DATA EXCERPT
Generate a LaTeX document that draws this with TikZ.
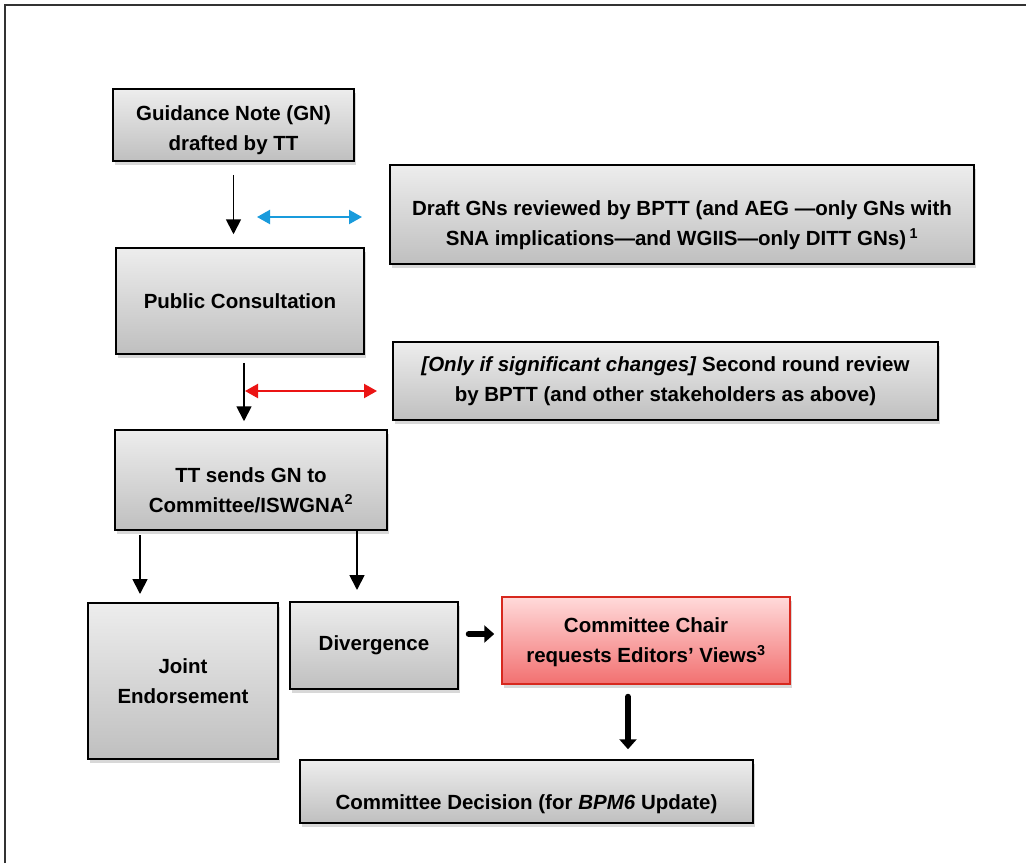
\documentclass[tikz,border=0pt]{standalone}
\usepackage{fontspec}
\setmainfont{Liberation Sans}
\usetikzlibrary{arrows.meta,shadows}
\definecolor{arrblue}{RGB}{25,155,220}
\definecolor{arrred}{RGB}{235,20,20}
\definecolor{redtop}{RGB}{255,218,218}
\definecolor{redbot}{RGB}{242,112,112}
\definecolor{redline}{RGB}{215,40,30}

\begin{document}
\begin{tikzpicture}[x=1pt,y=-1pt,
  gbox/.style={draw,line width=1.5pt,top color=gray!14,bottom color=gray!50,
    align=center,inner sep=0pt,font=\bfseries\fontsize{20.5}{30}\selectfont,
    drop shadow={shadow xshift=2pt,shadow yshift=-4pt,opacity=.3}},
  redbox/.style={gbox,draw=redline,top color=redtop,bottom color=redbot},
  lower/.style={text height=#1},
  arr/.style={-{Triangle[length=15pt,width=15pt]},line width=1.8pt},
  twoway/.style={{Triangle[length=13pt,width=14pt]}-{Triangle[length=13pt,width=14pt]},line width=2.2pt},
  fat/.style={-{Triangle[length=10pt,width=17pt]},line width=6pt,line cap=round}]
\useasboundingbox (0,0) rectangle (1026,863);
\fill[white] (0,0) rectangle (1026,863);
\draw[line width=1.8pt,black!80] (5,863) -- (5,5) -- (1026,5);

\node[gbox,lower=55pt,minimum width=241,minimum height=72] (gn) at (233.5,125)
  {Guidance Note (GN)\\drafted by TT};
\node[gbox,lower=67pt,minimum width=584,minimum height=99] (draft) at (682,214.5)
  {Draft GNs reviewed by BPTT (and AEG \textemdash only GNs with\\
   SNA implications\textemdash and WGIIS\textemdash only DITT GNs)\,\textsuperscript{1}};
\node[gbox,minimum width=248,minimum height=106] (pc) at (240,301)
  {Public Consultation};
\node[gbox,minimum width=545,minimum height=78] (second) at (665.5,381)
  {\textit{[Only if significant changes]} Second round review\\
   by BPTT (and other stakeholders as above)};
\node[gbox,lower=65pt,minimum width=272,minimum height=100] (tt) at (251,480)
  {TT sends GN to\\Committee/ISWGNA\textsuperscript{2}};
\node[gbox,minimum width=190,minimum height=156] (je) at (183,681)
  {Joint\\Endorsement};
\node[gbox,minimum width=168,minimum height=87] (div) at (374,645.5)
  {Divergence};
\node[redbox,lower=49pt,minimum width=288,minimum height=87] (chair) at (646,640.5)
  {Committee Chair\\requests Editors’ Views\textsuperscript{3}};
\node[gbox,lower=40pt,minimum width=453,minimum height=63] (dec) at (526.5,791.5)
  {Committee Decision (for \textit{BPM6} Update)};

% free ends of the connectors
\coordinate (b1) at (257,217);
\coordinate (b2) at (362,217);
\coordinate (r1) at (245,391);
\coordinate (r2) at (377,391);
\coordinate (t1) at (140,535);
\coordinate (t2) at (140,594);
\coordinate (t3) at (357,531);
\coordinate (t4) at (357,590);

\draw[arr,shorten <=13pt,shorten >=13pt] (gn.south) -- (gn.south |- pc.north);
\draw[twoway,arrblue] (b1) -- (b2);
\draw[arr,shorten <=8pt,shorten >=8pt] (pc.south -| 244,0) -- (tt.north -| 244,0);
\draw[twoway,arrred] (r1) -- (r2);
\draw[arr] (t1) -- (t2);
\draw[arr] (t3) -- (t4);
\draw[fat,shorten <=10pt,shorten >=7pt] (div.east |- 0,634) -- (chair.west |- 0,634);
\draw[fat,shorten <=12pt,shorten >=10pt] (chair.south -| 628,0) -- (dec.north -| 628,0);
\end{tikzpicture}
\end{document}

WORK INSTRUCTIONS
Strip out the pictures and quote the remaining data word for word.

THE COMPLETED TASK
Generate a LaTeX document that draws this with TikZ.
\documentclass[tikz,border=0pt]{standalone}
\usepackage{fontspec}
\setmainfont{Liberation Sans}
\usetikzlibrary{arrows.meta,shadows}
\definecolor{arrblue}{RGB}{25,155,220}
\definecolor{arrred}{RGB}{235,20,20}
\definecolor{redtop}{RGB}{255,218,218}
\definecolor{redbot}{RGB}{242,112,112}
\definecolor{redline}{RGB}{215,40,30}

\begin{document}
\begin{tikzpicture}[x=1pt,y=-1pt,
  gbox/.style={draw,line width=1.5pt,top color=gray!14,bottom color=gray!50,
    align=center,inner sep=0pt,font=\bfseries\fontsize{20.5}{30}\selectfont,
    drop shadow={shadow xshift=2pt,shadow yshift=-4pt,opacity=.3}},
  redbox/.style={gbox,draw=redline,top color=redtop,bottom color=redbot},
  lower/.style={text height=#1},
  arr/.style={-{Triangle[length=15pt,width=15pt]},line width=1.8pt},
  twoway/.style={{Triangle[length=13pt,width=14pt]}-{Triangle[length=13pt,width=14pt]},line width=2.2pt},
  fat/.style={-{Triangle[length=10pt,width=17pt]},line width=6pt,line cap=round}]
\useasboundingbox (0,0) rectangle (1026,863);
\fill[white] (0,0) rectangle (1026,863);
\draw[line width=1.8pt,black!80] (5,863) -- (5,5) -- (1026,5);

\node[gbox,lower=55pt,minimum width=241,minimum height=72] (gn) at (233.5,125)
  {Guidance Note (GN)\\drafted by TT};
\node[gbox,lower=67pt,minimum width=584,minimum height=99] (draft) at (682,214.5)
  {Draft GNs reviewed by BPTT (and AEG \textemdash only GNs with\\
   SNA implications\textemdash and WGIIS\textemdash only DITT GNs)\,\textsuperscript{1}};
\node[gbox,minimum width=248,minimum height=106] (pc) at (240,301)
  {Public Consultation};
\node[gbox,minimum width=545,minimum height=78] (second) at (665.5,381)
  {\textit{[Only if significant changes]} Second round review\\
   by BPTT (and other stakeholders as above)};
\node[gbox,lower=65pt,minimum width=272,minimum height=100] (tt) at (251,480)
  {TT sends GN to\\Committee/ISWGNA\textsuperscript{2}};
\node[gbox,minimum width=190,minimum height=156] (je) at (183,681)
  {Joint\\Endorsement};
\node[gbox,minimum width=168,minimum height=87] (div) at (374,645.5)
  {Divergence};
\node[redbox,lower=49pt,minimum width=288,minimum height=87] (chair) at (646,640.5)
  {Committee Chair\\requests Editors’ Views\textsuperscript{3}};
\node[gbox,lower=40pt,minimum width=453,minimum height=63] (dec) at (526.5,791.5)
  {Committee Decision (for \textit{BPM6} Update)};

% free ends of the connectors
\coordinate (b1) at (257,217);
\coordinate (b2) at (362,217);
\coordinate (r1) at (245,391);
\coordinate (r2) at (377,391);
\coordinate (t1) at (140,535);
\coordinate (t2) at (140,594);
\coordinate (t3) at (357,531);
\coordinate (t4) at (357,590);

\draw[arr,shorten <=13pt,shorten >=13pt] (gn.south) -- (gn.south |- pc.north);
\draw[twoway,arrblue] (b1) -- (b2);
\draw[arr,shorten <=8pt,shorten >=8pt] (pc.south -| 244,0) -- (tt.north -| 244,0);
\draw[twoway,arrred] (r1) -- (r2);
\draw[arr] (t1) -- (t2);
\draw[arr] (t3) -- (t4);
\draw[fat,shorten <=10pt,shorten >=7pt] (div.east |- 0,634) -- (chair.west |- 0,634);
\draw[fat,shorten <=12pt,shorten >=10pt] (chair.south -| 628,0) -- (dec.north -| 628,0);
\end{tikzpicture}
\end{document}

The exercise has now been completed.